• What to work on
Do not repeat pictures. Repeat exactly the lines of the listing below from its first line through the line with "var rightTicks = [0, 20, 40, 60, 80, 100];".

• Data section
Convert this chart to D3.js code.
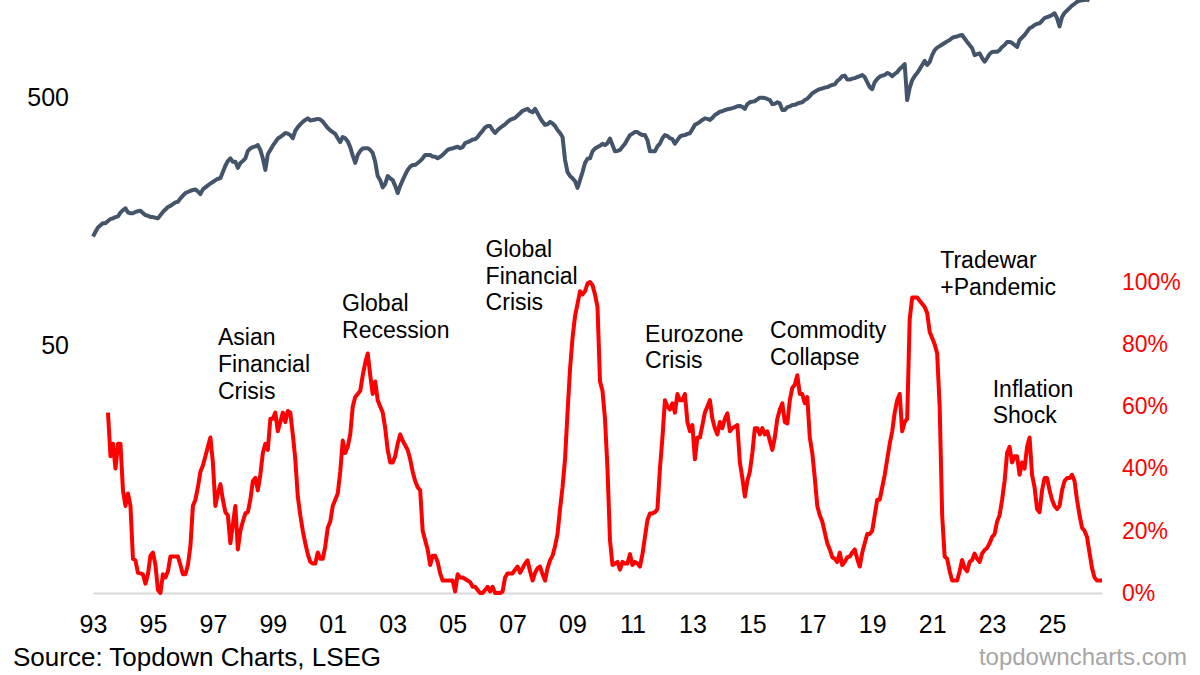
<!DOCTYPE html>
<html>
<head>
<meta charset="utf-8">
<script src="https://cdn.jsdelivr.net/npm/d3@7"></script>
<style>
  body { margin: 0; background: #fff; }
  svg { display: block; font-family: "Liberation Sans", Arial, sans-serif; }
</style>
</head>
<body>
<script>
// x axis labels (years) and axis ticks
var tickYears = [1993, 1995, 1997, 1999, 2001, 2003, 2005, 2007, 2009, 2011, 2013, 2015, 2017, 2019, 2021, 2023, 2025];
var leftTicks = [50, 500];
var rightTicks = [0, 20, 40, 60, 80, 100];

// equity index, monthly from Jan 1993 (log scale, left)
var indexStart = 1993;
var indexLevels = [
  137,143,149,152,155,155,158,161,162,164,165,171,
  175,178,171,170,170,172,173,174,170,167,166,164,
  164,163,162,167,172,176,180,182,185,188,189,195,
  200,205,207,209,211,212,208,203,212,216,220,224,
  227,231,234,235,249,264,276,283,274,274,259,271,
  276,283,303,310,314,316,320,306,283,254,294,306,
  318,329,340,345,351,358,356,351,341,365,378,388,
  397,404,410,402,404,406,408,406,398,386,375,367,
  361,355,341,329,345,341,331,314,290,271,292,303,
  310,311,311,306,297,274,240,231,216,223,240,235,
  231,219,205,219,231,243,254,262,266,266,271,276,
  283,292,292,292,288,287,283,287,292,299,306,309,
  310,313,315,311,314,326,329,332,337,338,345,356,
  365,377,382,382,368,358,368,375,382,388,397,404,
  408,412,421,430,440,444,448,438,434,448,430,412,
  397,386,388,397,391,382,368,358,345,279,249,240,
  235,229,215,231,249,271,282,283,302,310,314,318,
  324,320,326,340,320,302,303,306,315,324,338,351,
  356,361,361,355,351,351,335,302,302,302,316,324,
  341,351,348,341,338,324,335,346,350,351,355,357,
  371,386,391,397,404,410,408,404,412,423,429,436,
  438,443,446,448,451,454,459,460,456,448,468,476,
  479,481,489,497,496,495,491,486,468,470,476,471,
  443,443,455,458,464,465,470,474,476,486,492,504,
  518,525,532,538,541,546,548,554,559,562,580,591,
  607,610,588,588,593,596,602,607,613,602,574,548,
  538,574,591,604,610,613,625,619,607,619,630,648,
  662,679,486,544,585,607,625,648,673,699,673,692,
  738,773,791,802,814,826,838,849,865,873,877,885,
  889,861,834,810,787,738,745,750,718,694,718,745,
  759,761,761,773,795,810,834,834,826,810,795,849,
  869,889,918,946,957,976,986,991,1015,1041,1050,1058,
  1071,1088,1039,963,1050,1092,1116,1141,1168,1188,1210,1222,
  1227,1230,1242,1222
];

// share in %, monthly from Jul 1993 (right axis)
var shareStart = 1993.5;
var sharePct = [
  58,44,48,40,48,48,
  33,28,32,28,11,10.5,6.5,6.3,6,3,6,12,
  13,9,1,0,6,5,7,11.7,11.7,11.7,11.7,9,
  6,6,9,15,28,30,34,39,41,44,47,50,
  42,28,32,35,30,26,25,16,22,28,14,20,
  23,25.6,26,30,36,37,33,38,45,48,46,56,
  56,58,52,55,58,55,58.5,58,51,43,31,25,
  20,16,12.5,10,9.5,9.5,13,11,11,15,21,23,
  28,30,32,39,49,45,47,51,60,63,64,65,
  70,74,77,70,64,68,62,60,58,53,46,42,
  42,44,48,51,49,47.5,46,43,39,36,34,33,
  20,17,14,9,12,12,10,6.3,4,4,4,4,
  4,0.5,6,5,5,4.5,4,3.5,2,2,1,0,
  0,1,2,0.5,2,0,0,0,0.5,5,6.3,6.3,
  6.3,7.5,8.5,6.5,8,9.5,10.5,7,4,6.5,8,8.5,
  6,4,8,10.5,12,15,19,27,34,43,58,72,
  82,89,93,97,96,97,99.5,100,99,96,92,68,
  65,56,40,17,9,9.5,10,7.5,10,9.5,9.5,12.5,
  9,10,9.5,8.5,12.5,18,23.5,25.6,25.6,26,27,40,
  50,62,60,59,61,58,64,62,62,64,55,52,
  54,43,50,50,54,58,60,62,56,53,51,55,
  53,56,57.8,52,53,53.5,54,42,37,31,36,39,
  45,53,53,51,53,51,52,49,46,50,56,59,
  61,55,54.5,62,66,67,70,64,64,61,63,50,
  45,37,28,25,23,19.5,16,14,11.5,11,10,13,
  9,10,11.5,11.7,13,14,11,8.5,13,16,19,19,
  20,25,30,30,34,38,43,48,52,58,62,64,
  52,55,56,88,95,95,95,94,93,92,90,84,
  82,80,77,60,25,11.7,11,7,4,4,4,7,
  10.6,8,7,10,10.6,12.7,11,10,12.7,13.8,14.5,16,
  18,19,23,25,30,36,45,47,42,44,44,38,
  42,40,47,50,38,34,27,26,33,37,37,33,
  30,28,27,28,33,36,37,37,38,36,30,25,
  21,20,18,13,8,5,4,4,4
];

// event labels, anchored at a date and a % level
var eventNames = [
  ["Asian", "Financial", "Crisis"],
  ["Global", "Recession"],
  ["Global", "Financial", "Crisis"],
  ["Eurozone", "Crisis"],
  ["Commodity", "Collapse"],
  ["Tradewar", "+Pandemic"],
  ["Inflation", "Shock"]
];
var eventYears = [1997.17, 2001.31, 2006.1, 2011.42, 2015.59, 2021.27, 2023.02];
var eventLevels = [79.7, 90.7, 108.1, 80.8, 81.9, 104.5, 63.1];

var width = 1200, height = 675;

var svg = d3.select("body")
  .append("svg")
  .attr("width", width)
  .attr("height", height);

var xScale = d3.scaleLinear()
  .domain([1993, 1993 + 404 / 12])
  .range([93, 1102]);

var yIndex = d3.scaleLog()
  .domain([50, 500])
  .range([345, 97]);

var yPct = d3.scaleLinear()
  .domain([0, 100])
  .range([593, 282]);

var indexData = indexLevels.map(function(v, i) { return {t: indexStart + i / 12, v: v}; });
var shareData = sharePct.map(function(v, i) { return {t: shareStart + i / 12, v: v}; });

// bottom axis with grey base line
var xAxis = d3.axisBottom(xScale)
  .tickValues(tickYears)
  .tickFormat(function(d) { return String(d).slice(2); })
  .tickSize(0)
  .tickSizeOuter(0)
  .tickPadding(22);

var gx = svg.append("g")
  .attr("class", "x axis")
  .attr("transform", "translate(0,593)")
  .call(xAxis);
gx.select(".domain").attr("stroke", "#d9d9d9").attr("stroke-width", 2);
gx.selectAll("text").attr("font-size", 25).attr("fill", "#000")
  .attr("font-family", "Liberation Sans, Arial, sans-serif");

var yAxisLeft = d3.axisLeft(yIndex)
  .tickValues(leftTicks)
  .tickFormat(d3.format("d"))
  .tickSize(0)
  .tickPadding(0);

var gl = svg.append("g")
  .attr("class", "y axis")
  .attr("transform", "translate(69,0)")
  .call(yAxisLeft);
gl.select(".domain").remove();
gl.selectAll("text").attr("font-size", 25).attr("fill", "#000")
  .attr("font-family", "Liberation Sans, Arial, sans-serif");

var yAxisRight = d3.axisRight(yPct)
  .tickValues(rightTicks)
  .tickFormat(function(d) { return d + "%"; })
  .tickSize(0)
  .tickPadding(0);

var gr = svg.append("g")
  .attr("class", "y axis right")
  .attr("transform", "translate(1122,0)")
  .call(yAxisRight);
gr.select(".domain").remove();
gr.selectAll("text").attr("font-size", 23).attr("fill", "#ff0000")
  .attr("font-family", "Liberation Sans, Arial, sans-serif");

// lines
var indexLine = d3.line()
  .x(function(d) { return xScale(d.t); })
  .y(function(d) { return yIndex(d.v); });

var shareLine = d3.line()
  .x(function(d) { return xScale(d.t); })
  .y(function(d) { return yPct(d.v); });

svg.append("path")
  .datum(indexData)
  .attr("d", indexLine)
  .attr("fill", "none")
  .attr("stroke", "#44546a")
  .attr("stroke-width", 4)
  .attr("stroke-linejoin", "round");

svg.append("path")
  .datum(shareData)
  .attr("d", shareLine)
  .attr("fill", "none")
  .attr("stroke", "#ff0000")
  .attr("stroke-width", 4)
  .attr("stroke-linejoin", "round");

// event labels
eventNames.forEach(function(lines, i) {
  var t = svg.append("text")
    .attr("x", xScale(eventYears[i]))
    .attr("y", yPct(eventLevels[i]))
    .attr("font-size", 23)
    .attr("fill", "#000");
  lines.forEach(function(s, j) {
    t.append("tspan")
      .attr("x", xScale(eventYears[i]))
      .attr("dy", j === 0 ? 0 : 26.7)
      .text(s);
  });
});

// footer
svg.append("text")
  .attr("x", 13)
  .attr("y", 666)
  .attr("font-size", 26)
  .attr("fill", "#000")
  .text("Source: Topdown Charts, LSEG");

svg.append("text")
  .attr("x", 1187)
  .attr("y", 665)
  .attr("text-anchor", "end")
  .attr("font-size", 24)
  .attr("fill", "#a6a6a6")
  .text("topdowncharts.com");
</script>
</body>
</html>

• Answer in full
Convert this chart to D3.js code.
<!DOCTYPE html>
<html>
<head>
<meta charset="utf-8">
<script src="https://cdn.jsdelivr.net/npm/d3@7"></script>
<style>
  body { margin: 0; background: #fff; }
  svg { display: block; font-family: "Liberation Sans", Arial, sans-serif; }
</style>
</head>
<body>
<script>
// x axis labels (years) and axis ticks
var tickYears = [1993, 1995, 1997, 1999, 2001, 2003, 2005, 2007, 2009, 2011, 2013, 2015, 2017, 2019, 2021, 2023, 2025];
var leftTicks = [50, 500];
var rightTicks = [0, 20, 40, 60, 80, 100];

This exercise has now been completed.